Schopenhauer llegaba más rápida y más directamente a la misma [216] conclusión, por una deducción de la naturaleza de la voluntad, que en cuanto se realiza no puede ser más que esfuerzo, cansancio y actividad contrariada.

Todo ser sufre, decía, puesto que no es más que un grado de objetivación de la voluntad; toda vida es tanto más dolorosa cuanto más se siente, y como la vida humana representa en su grado más intenso el deseo de vivir, representa el máximum de dolor en ese máximum de conciencia. Nuestro mundo es, por la naturaleza misma de su principio, el peor de los mundos posibles: de ahí se deduce inmediatamente y sin tantos rodeos la necesidad científica de la nada.

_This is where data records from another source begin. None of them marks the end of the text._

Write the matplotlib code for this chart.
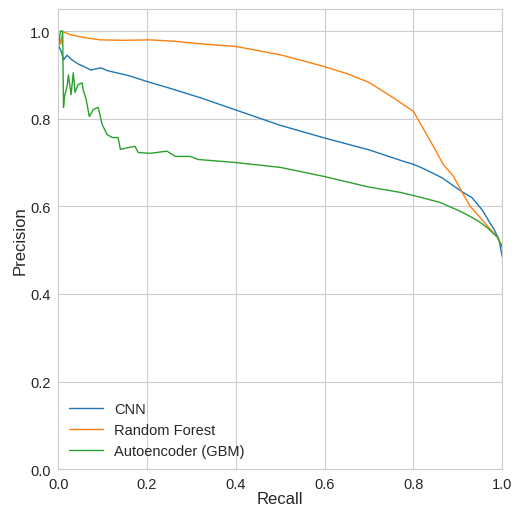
import matplotlib
matplotlib.use("Agg")
import matplotlib.pyplot as plt
import seaborn as sns

sns.set_style("whitegrid")
plt.rcParams['font.family'] = ['Liberation Sans', 'DejaVu Sans']

labels = ["CNN", "Random Forest", "Autoencoder (GBM)"]
colors = ["#1f77b4", "#ff7f0e", "#2ca02c"]

cnn_recall = [0.0, 0.004, 0.008, 0.012, 0.02, 0.03, 0.045, 0.06, 0.074, 0.085, 0.097, 0.11, 0.135, 0.16,
              0.203, 0.25, 0.323, 0.4, 0.5, 0.6, 0.7, 0.774, 0.8, 0.819, 0.865, 0.91, 0.932,
              0.955, 0.971, 0.982, 0.993, 1.0]
cnn_precision = [0.97, 0.96, 0.95, 0.934, 0.945, 0.935, 0.925, 0.918, 0.911, 0.914, 0.916, 0.91, 0.904, 0.898,
                 0.884, 0.87, 0.847, 0.82, 0.785, 0.756, 0.729, 0.704, 0.696, 0.688, 0.665, 0.633, 0.62,
                 0.592, 0.565, 0.547, 0.524, 0.486]

rf_recall = [0.0, 0.003, 0.006, 0.01, 0.027, 0.06, 0.095, 0.15, 0.207, 0.26, 0.32, 0.4, 0.5, 0.6, 0.65,
             0.7, 0.75, 0.8, 0.849, 0.867, 0.89, 0.91, 0.928, 0.95, 0.973, 0.989, 1.0]
rf_precision = [0.96, 0.985, 0.97, 0.999, 0.992, 0.985, 0.98, 0.979, 0.98, 0.977, 0.971, 0.965, 0.946, 0.919, 0.903,
                0.883, 0.851, 0.817, 0.73, 0.696, 0.669, 0.632, 0.6, 0.575, 0.548, 0.53, 0.509]

gbm_recall = [0.0, 0.005, 0.01, 0.012, 0.014, 0.02, 0.023, 0.029, 0.034, 0.038, 0.045, 0.054, 0.056, 0.063,
              0.07, 0.079, 0.09, 0.099, 0.11, 0.122, 0.135, 0.14, 0.162, 0.173, 0.18, 0.207, 0.245,
              0.264, 0.297, 0.315, 0.4, 0.5, 0.6, 0.7, 0.77, 0.815, 0.86, 0.905, 0.928, 0.95,
              0.968, 0.989, 1.0]
gbm_precision = [0.96, 1.0, 1.0, 0.826, 0.85, 0.874, 0.9, 0.855, 0.905, 0.86, 0.878, 0.882, 0.867, 0.844,
                 0.805, 0.821, 0.826, 0.787, 0.764, 0.757, 0.757, 0.73, 0.735, 0.737, 0.723, 0.721, 0.726,
                 0.714, 0.714, 0.707, 0.70, 0.689, 0.668, 0.644, 0.632, 0.621, 0.609, 0.589, 0.577, 0.564,
                 0.55, 0.53, 0.507]

fig = plt.figure(figsize=(5.15, 5.10), dpi=100)
ax = fig.add_axes([0.113, 0.078, 0.862, 0.902])
series = [(cnn_recall, cnn_precision), (rf_recall, rf_precision), (gbm_recall, gbm_precision)]
for (r, p), lab, c in zip(series, labels, colors):
    ax.plot(r, p, color=c, lw=1.0, label=lab)

ax.set_xlim(0, 1)
ax.set_ylim(0, 1.05)
ax.set_xticks([0, 0.2, 0.4, 0.6, 0.8, 1.0])
ax.set_yticks([0, 0.2, 0.4, 0.6, 0.8, 1.0])
ax.tick_params(labelsize=10.5, pad=2)
ax.set_xlabel("Recall", fontsize=12, labelpad=0)
ax.set_ylabel("Precision", fontsize=12, labelpad=2)
ax.legend(loc="lower left", fontsize=10.5, frameon=False, borderaxespad=0.35, handlelength=2.3)
fig.savefig("out.png", dpi=100)
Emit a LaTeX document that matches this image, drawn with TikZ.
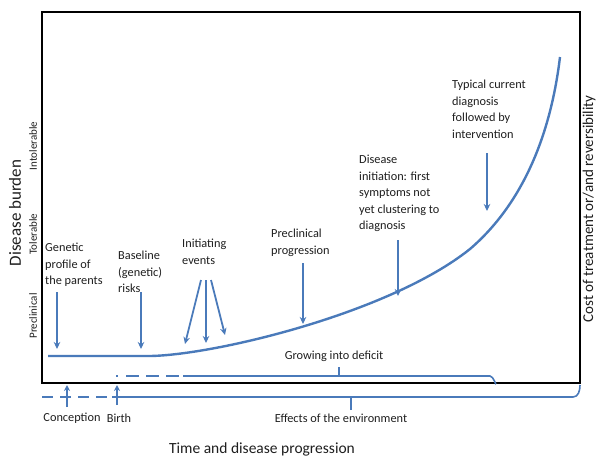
\documentclass[tikz,border=0pt]{standalone}
\usepackage{fontspec}
\setmainfont{Carlito}
\usetikzlibrary{arrows.meta}
\definecolor{burdenblue}{RGB}{74,122,186}
\definecolor{textgray}{RGB}{30,30,30}

\begin{document}
\begin{tikzpicture}[x=1pt,y=-1pt,
    every node/.style={inner sep=0pt,text=textgray,font=\fontsize{12.3}{16.5}\selectfont},
    lbl/.style={align=left,anchor=north west},
    axislbl/.style={rotate=90,font=\fontsize{11}{13}\selectfont},
    arr/.style={burdenblue,line width=1.8pt,-{Stealth[length=7pt,width=6.5pt]}},
    bline/.style={burdenblue,line width=1.6pt},
    dashline/.style={bline,dash pattern=on 11pt off 7pt}]
  \useasboundingbox (0,0) rectangle (597,459);
  \draw[line width=1.4pt] (42,12) rectangle (580,383);

  \node[axislbl,font=\fontsize{17}{19}\selectfont] (burden) at (15,213) {Disease burden};
  \node[axislbl] (intol) at (33,146) {Intolerable};
  \node[axislbl] (tol) at (33,234) {Tolerable};
  \node[axislbl] (precl) at (33,316) {Preclinical};
  \node[axislbl,font=\fontsize{15}{17}\selectfont] (cost) at (589,209) {Cost of treatment or/and reversibility};

  \node[lbl] (genetic) at (45,243) {Genetic\\profile of\\the parents};
  \node[lbl] (baseline) at (118,251) {Baseline\\(genetic)\\risks};
  \node[lbl] (initiating) at (182,239) {Initiating\\events};
  \node[lbl] (preclprog) at (271,229) {Preclinical\\progression};
  \node[lbl] (initiation) at (359,155) {Disease\\initiation: first\\symptoms not\\yet clustering to\\diagnosis};
  \node[lbl] (typical) at (452,80) {Typical current\\diagnosis\\followed by\\intervention};
  \node (deficit) at (334,356) {Growing into deficit};
  \node (conception) at (72,418) {Conception};
  \node (birth) at (119,418) {Birth};
  \node (environment) at (341,418) {Effects of the environment};
  \node[font=\fontsize{15.5}{18}\selectfont] (time) at (262,449) {Time and disease progression};

  \coordinate (c0) at (48,356);
  \coordinate (c1) at (150,356);
  \coordinate (c2) at (470,249);
  \coordinate (c3) at (560,57);
  \draw[burdenblue,line width=2.4pt] (c0) -- (c1)
    .. controls (215,355) and (390,313) .. (c2)
    .. controls (520,206) and (550,140) .. (c3);

  \coordinate (g1) at (57,292);   \coordinate (g2) at (57,349);
  \coordinate (b1) at (141,292);  \coordinate (b2) at (141,349);
  \coordinate (i0) at (206,280);
  \coordinate (i1) at (185,344);  \coordinate (i2) at (206,343);  \coordinate (i3) at (225,335);
  \coordinate (p1) at (303,263);  \coordinate (p2) at (303,324);
  \coordinate (d1) at (398,240);  \coordinate (d2) at (398,296);
  \coordinate (t1) at (487,153);  \coordinate (t2) at (487,211);
  \draw[arr] (g1) -- (g2);
  \draw[arr] (b1) -- (b2);
  \draw[arr] ([xshift=-5pt]i0) -- (i1);
  \draw[arr] (i0) -- (i2);
  \draw[arr] ([xshift=5pt]i0) -- (i3);
  \draw[arr] (p1) -- (p2);
  \draw[arr] (d1) -- (d2);
  \draw[arr] (t1) -- (t2);

  \coordinate (gstart) at (116,376);
  \coordinate (gsolid) at (183,376);
  \coordinate (gend) at (490,376);
  \coordinate (gtip) at (339,367);
  \draw[bline,dash pattern=on 2pt off 8pt on 13pt off 7pt on 13pt off 7pt on 13pt off 7pt] (gstart) -- (gsolid);
  \draw[bline] (gsolid) -- (gend) to[out=0,in=-90] (496,383);
  \draw[bline] (gtip) -- (gtip |- gend);

  \coordinate (estart) at (42,397);
  \coordinate (esolid) at (112,397);
  \coordinate (eend) at (573,397);
  \coordinate (etip) at (351,410);
  \draw[dashline] (estart) -- (esolid);
  \draw[bline] (esolid) -- (eend) to[out=0,in=-90] (580,385);
  \draw[bline] (etip) -- (etip |- eend);

  \coordinate (k1) at (67,407);  \coordinate (k2) at (67,385);
  \coordinate (h1) at (117,405); \coordinate (h2) at (117,385);
  \draw[arr,line width=1.5pt,-{Stealth[length=6pt,width=6pt]}] (k1) -- (k2);
  \draw[arr,line width=1.5pt,-{Stealth[length=6pt,width=6pt]}] (h1) -- (h2);
\end{tikzpicture}
\end{document}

De ese modo se encuentran, en las mismas consecuencias, el pesimismo resuelto y absoluto de Schopenhauer con el pesimismo mixto y contradictorio de Hartmann, que sostiene que este mundo es el mejor de los mundos posibles, dado el hecho de su existencia, que es la peor de todas las cosas. [217]

Una sinrazón lógicamente organizada, eso es para él el mundo actual; una locura administrada racionalmente y conducida hasta el punto en que ella misma se convenza de que es una locura, eso es la redención.